With a single hand, Tess held about a hundred and twenty pounds between the child and Mojo’s weight.
While Levi could wrap his hand around hers, moving a good amount of that weight to his own shoulders, bunching up like that meant that if the building tipped again, the child, Mojo, Tess, and he would end up in the flash flood waters.
As the school bobbled and shimmied, the water crept up the sides. All Levi could do at that moment was hold on. This felt very much like the rodeos when he had been a teen riding a bucking bronco.
Tess was taking the brunt of this. The roof apron was grinding into her hips.
“Tess, here we go. I’m going to lift my body. You need to slither backward. Every inch is a win. You can do it.” He bent his arm to give her limbs the slack it needed for her to move.
If the school popped and slammed the way it had been, and she was between joints, she could easily break her arm.
Losing her limb capacity could be the difference between surviving or not. It was up to him to keep the weight off her so she was safe. “Keep going, Tess. Get the edge at the crook of your elbow.”
“Oh, yes, that’s right.” Once she was there, Levi wished he could reach for the child and fling him up onto the roof. But his grip and body position wouldn’t allow it.
“Okay, Tess, on the count of three, you’re going to move to get your hand on this side of the apron. One. Two. Three.” He lifted his weight onto his toes into a plank. One hand on the apron, the other lifting the rescue.

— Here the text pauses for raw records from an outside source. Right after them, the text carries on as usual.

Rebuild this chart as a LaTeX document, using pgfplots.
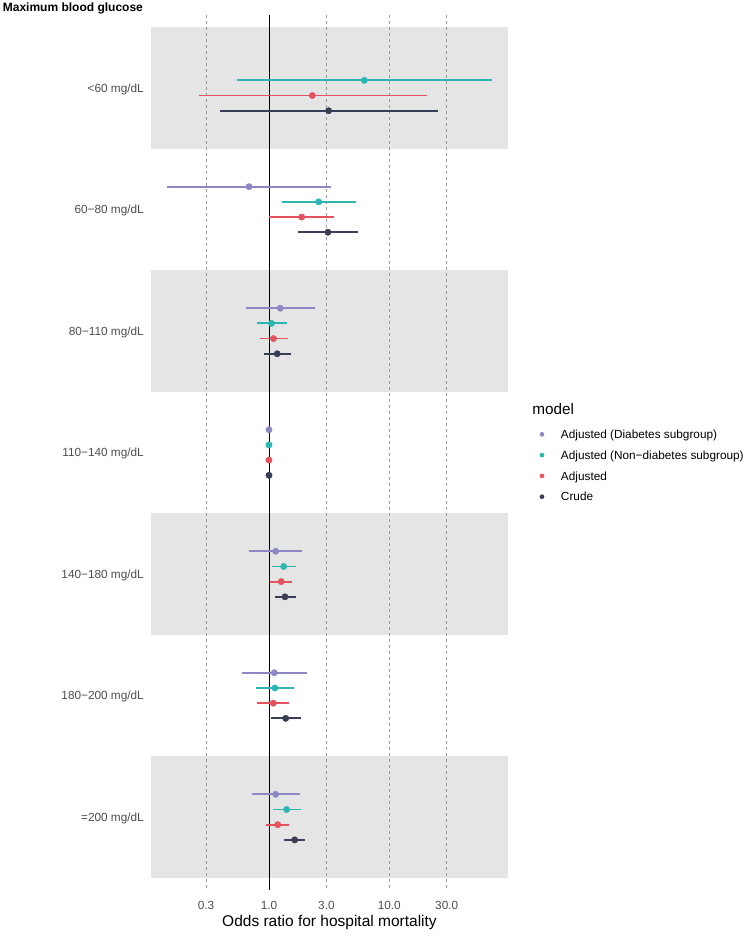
\documentclass[border=0pt]{standalone}
\usepackage{pgfplots}
\pgfplotsset{compat=1.18}
\usepackage{fontspec}
\setmainfont{Liberation Sans}
\definecolor{cpur}{HTML}{8C88C4}
\definecolor{ctea}{HTML}{2BB6B1}
\definecolor{cred}{HTML}{E4535D}
\definecolor{cdrk}{HTML}{393E56}
\definecolor{band}{HTML}{E5E5E5}
\definecolor{gridc}{HTML}{9A9A9A}
\definecolor{tickc}{HTML}{4D4D4D}
\begin{document}
\begin{tikzpicture}
\useasboundingbox (-151pt,-50pt) rectangle (599pt,890pt);
\begin{axis}[
  scale only axis, width=357pt, height=875pt,
  xmode=log, xmin=0.1045, xmax=96.99,
  ymin=-0.6, ymax=6.6, y dir=reverse,
  axis line style={draw=none}, major tick length=0pt, minor tick num=0,
  xtick={0.3,1,3,10,30}, xticklabels={0.3,1.0,3.0,10.0,30.0},
  ytick={0,1,2,3,4,5,6},
  yticklabels={<60 mg/dL,60−80 mg/dL,80−110 mg/dL,110−140 mg/dL,140−180 mg/dL,180−200 mg/dL,=200 mg/dL},
  tick label style={font=\fontsize{11.8}{13}\selectfont, text=tickc, inner sep=0pt},
  xticklabel style={anchor=base, yshift=-19.5pt},
  yticklabel style={anchor=base east, xshift=-7pt, yshift=-4.3pt},
  clip=false,
  unbounded coords=jump,
  legend cell align=left,
  legend style={at={(rel axis cs:1.0672,0.5256)}, anchor=north west, draw=none, fill=none,
    inner sep=0pt, outer sep=0pt, row sep=12.35pt, column sep=0pt,
    font=\fontsize{11.8}{14}\selectfont,
    nodes={inner sep=0pt, text height=8.45pt, text depth=0pt}},
  legend image code/.code={\path[draw=none, fill=none] (0pt,-4pt) rectangle (29pt,4pt); \draw[mark size=2.1pt] plot coordinates {(10pt,0pt)};},
]
% shaded bands
\addplot[forget plot, fill=band, draw=none] coordinates {(0.1045,-0.5)(96.99,-0.5)(96.99,0.5)(0.1045,0.5)} -- cycle;
\addplot[forget plot, fill=band, draw=none] coordinates {(0.1045,1.5)(96.99,1.5)(96.99,2.5)(0.1045,2.5)} -- cycle;
\addplot[forget plot, fill=band, draw=none] coordinates {(0.1045,3.5)(96.99,3.5)(96.99,4.5)(0.1045,4.5)} -- cycle;
\addplot[forget plot, fill=band, draw=none] coordinates {(0.1045,5.5)(96.99,5.5)(96.99,6.5)(0.1045,6.5)} -- cycle;
% grid lines
\addplot[forget plot, gridc, line width=0.6pt, dash pattern=on 3pt off 3pt] coordinates {(0.3,-0.6)(0.3,6.6)};
\addplot[forget plot, gridc, line width=0.6pt, dash pattern=on 3pt off 3pt] coordinates {(3,-0.6)(3,6.6)};
\addplot[forget plot, gridc, line width=0.6pt, dash pattern=on 3pt off 3pt] coordinates {(10,-0.6)(10,6.6)};
\addplot[forget plot, gridc, line width=0.6pt, dash pattern=on 3pt off 3pt] coordinates {(30,-0.6)(30,6.6)};
% reference line
\addplot[forget plot, black, line width=0.9pt] coordinates {(1,-0.6)(1,6.6)};
% intervals
\addplot[forget plot, cpur, line width=1.8pt] coordinates {
 (0.143,0.8125)(3.28,0.8125)(nan,nan)
 (0.64,1.8125)(2.43,1.8125)(nan,nan)
 (0.686,3.8125)(1.88,3.8125)(nan,nan)
 (0.597,4.8125)(2.06,4.8125)(nan,nan)
 (0.722,5.8125)(1.80,5.8125)};
\addplot[forget plot, ctea, line width=1.8pt] coordinates {
 (0.542,-0.0625)(71,-0.0625)(nan,nan)
 (1.275,0.9375)(5.26,0.9375)(nan,nan)
 (0.795,1.9375)(1.41,1.9375)(nan,nan)
 (1.059,3.9375)(1.667,3.9375)(nan,nan)
 (0.78,4.9375)(1.605,4.9375)(nan,nan)
 (1.086,5.9375)(1.834,5.9375)};
\addplot[forget plot, cred, line width=1.8pt] coordinates {
 (0.26,0.0625)(20.5,0.0625)(nan,nan)
 (1.0,1.0625)(3.49,1.0625)(nan,nan)
 (0.84,2.0625)(1.43,2.0625)(nan,nan)
 (1.02,4.0625)(1.553,4.0625)(nan,nan)
 (0.80,5.0625)(1.466,5.0625)(nan,nan)
 (0.95,6.0625)(1.458,6.0625)};
\addplot[forget plot, cdrk, line width=1.8pt] coordinates {
 (0.389,0.1875)(25.3,0.1875)(nan,nan)
 (1.75,1.1875)(5.52,1.1875)(nan,nan)
 (0.914,2.1875)(1.51,2.1875)(nan,nan)
 (1.12,4.1875)(1.667,4.1875)(nan,nan)
 (1.033,5.1875)(1.834,5.1875)(nan,nan)
 (1.332,6.1875)(2.0,6.1875)};
% points
\addplot[only marks, mark=*, mark size=3.2pt, cpur] coordinates {
 (0.682,0.8125)(1.24,1.8125)(1.0,2.8125)(1.136,3.8125)(1.107,4.8125)(1.136,5.8125)};
\addlegendentry{Adjusted (Diabetes subgroup)}
\addplot[only marks, mark=*, mark size=3.2pt, ctea] coordinates {
 (6.2,-0.0625)(2.59,0.9375)(1.05,1.9375)(1.0,2.9375)(1.325,3.9375)(1.12,4.9375)(1.403,5.9375)};
\addlegendentry{Adjusted (Non−diabetes subgroup)}
\addplot[only marks, mark=*, mark size=3.2pt, cred] coordinates {
 (2.29,0.0625)(1.87,1.0625)(1.09,2.0625)(1.0,3.0625)(1.265,4.0625)(1.086,5.0625)(1.181,6.0625)};
\addlegendentry{Adjusted}
\addplot[only marks, mark=*, mark size=3.2pt, cdrk] coordinates {
 (3.13,0.1875)(3.09,1.1875)(1.17,2.1875)(1.0,3.1875)(1.358,4.1875)(1.376,5.1875)(1.635,6.1875)};
\addlegendentry{Crude}
% texts
\node[anchor=base west, inner sep=0pt, font=\fontsize{15.3}{18}\selectfont] at (rel axis cs:1.068,0.5431) {model};
\node[anchor=base west, inner sep=0pt, font=\bfseries\fontsize{12}{14}\selectfont] at (rel axis cs:-0.4154,1.00457) {Maximum blood glucose};
\node[anchor=base, inner sep=0pt, font=\fontsize{15.5}{18}\selectfont] at (rel axis cs:0.5,-0.04114) {Odds ratio for hospital mortality};
\end{axis}
\end{tikzpicture}
\end{document}
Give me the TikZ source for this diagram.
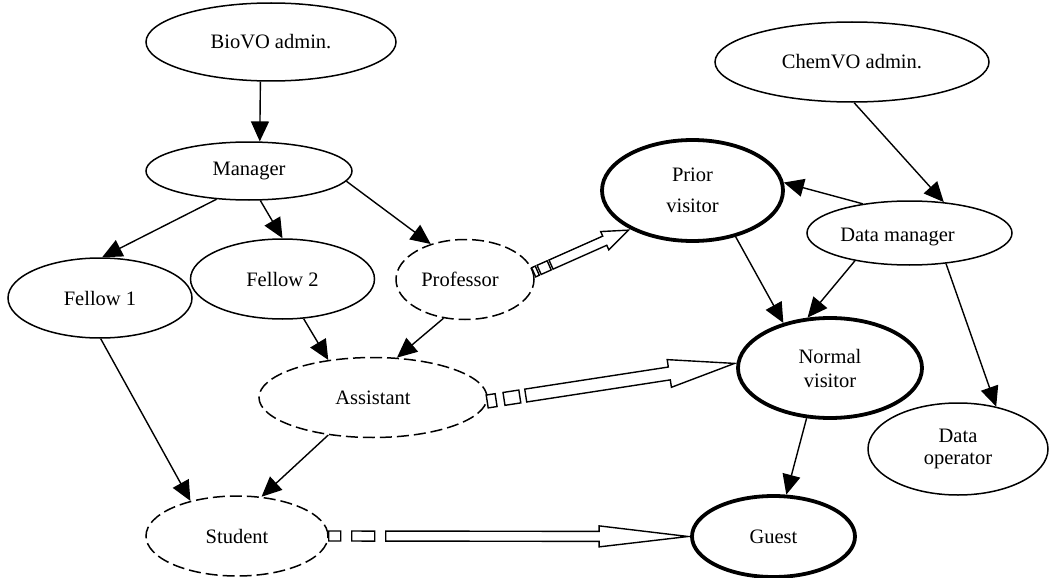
\documentclass[tikz,border=0pt]{standalone}
\usepackage{fontspec}
\setmainfont{Liberation Serif}
\usetikzlibrary{arrows.meta,shapes.geometric,calc}

\tikzset{
  ell/.style={ellipse, draw, line width=1.5pt, inner sep=0pt, align=center},
  ellthick/.style={ell, line width=3.8pt},
  elldash/.style={ell, dash pattern=on 12pt off 5pt},
  conn/.style={line width=1.4pt, -{Triangle[length=20pt,width=18pt]}},
  barrowsty/.style={draw, fill=white, line width=1.4pt, line join=miter},
}

% striped block arrow: #1 start, #2 end, #3 stripe1 end, #4/#5 stripe2, #6 shaft start,
% #7 shaft half width, #8 head half width, #9 head length
\newcommand\barrow[9]{%
  \path (#1) coordinate (baS) (#2) coordinate (baE);
  \pgfpointdiff{\pgfpointanchor{baS}{center}}{\pgfpointanchor{baE}{center}}%
  \pgfgetlastxy{\badx}{\bady}%
  \pgfmathsetmacro\baang{atan2(\bady,\badx)}%
  \pgfmathsetmacro\balen{veclen(\badx,\bady)-2}%
  \pgfmathsetmacro\bahb{\balen-#9}%
  \begin{scope}[shift={(baS)}, rotate=\baang, x=1pt, y=1pt]
    \draw[barrowsty] (0,-#7) rectangle (#3,#7);
    \draw[barrowsty] (#4,-#7) rectangle (#5,#7);
    \draw[barrowsty] (#6,-#7) -- (\bahb,-#7) -- (\bahb,-#8) -- (\balen,0)
      -- (\bahb,#8) -- (\bahb,#7) -- (#6,#7) -- cycle;
  \end{scope}}

\begin{document}
\begin{tikzpicture}[x=1pt,y=-1pt,font=\fontsize{20.5}{24}\selectfont]
\useasboundingbox (0,0) rectangle (1050,578);

\node[ell, minimum width=250pt, minimum height=78pt] (bio) at (271,42) {BioVO admin.};
\node[ell, minimum width=206pt, minimum height=58pt] (man) at (249,171) {Manager};
\node[ell, minimum width=274pt, minimum height=80pt] (chem) at (852,62) {ChemVO admin.};
\node[ellthick, minimum width=181pt, minimum height=101pt] (prior) at (692.5,190.5) {Prior\\[7pt]visitor};
\node[ell, minimum width=205pt, minimum height=64pt,
      label={[xshift=-12pt,yshift=-4pt]center:Data manager}] (dm) at (909.5,233) {};
\node[ell, minimum width=184pt, minimum height=80pt] (f1) at (100,298) {Fellow 1};
\node[ell, minimum width=184pt, minimum height=80pt] (f2) at (282.5,279) {Fellow 2};
\node[elldash, minimum width=138pt, minimum height=80pt,
      label={[xshift=-5pt]center:Professor}] (prof) at (465,279.5) {};
\node[elldash, minimum width=228pt, minimum height=80pt] (asst) at (373,397.5) {Assistant};
\node[ellthick, minimum width=184pt, minimum height=100pt] (norm) at (830,368) {Normal\\visitor};
\node[ell, minimum width=180pt, minimum height=92pt] (dop) at (958,449) {Data\\[-2pt]operator};
\node[elldash, minimum width=182pt, minimum height=80pt] (stud) at (237,536) {Student};
\node[ellthick, minimum width=163pt, minimum height=81pt] (guest) at (773.5,536.5) {Guest};

\draw[conn] (bio.-105) -- (man.70);
\draw[conn] (man.-139.5) -- (f1.87);
\draw[conn] (man.-69) -- (f2.90);
\draw[conn] (man.-6.4) -- (prof.134);
\draw[conn] (f2.-62) -- (asst.140);
\draw[conn] (prof.-119) -- (asst.59);
\draw[conn] (f1.-89) -- (stud.143);
\draw[conn] (asst.-140) -- (stud.58);
\draw[conn] (chem.-87) -- (dm.42);
\draw[conn] (dm.148) -- (prior.5);
\draw[conn] (prior.-47) -- (norm.136);
\draw[conn] (dm.-153) -- (norm.114);
\draw[conn] (dm.-40) -- (dop.48);
\draw[conn] (norm.-115) -- (guest.73);

\barrow{prof.6}{prior.-148}{4}{6}{17}{19}{5}{10}{26}
\barrow{asst.-2.5}{norm.177}{9}{17}{33}{39}{6.5}{14}{66}
\barrow{stud.east}{guest.west}{12}{23}{46}{57}{5}{10.5}{89}
\end{tikzpicture}
\end{document}
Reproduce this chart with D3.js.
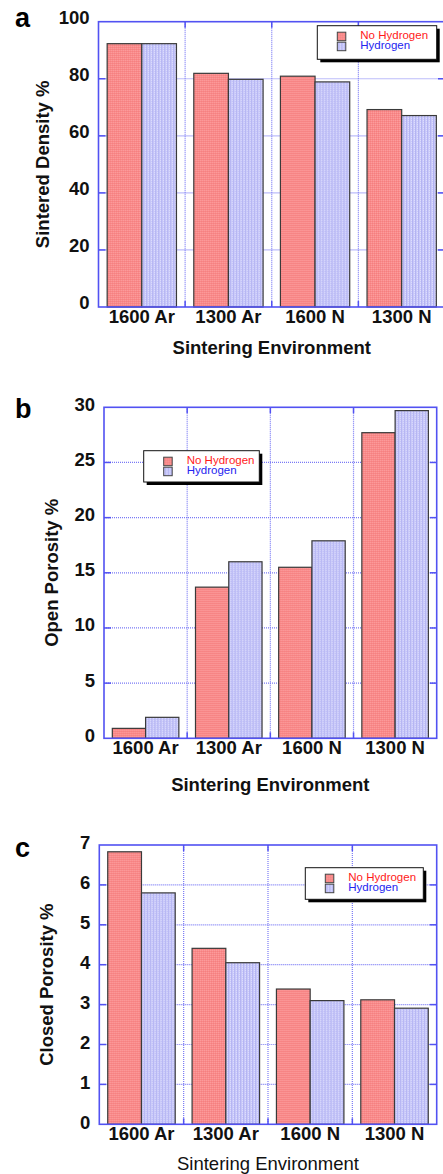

“I can’t. I … my body won’t move that way. You’re still too heavy.” But then she yelled her surprise. Levi felt her sliding toward the center of the roof.
Glancing over his shoulder to make sure the new angle of the school wasn’t making Tess slide over the other side, he saw that the children had Tess by the legs and were heaving her backward, their bare heels pressing into the gravel as they scrambled.
The child in the water hugged the empty bottles to himself. It was his one possible lifeline should the grips of strangers fail him.
As Tess slid to the center, Levi dragged Mojo over the edge, the rope still tight in his teeth. “Hold Mojo, good boy! Good boy! Hold!” Levi released Mojo’s handle, reached for the child’s elbow, and flung the boy back onto the roof.
Still clinging to the jug handles, the child scrambled into the circle, where the other students surrounded him protectively, petting and patting him to calm his nerves, his eyes wide and unblinking.
Levi looked over to see blood flowing from the grazes on Tess’s legs. There was no point in first aid. Everything was wet.
For the moment, though, the rain had stopped.
Would it hold?
There was nothing else to prepare. There was no action to take other than to keep an eye out for some possible point of safety up ahead.
So far, miraculously, they’d stayed afloat.
Levi had been on boats that hadn’t traveled as fast as this schoolhouse had.
Tess’s assessment at the very beginning was accurate. The cement that was sealed with paint might be what allowed this structure to be so buoyant. But in short order, the unpainted cement would absorb too much water, and it would sink.
With nothing else to do to secure the roof, this was the part of the fight that Levi always hated—hunkering down.
That was when his life didn’t exactly flash before his eyes, but it was certainly a time for introspection. Possibly even some self-condemnation. If this was the end of his life, had he spent his time wisely? Was he doing what he could to add something good to the world?
On the battlefield, those questions centered around Tess.
Levi beat himself bloody, trying to figure out what he might have done that would drive Tess into Abraham’s arms.
And now, after last night, he had closure. They were able to love each other again.
It had felt like a miracle to have her in his life again.
But then today happened.
And though this was a reprieve of sorts, they hadn’t survived the day yet.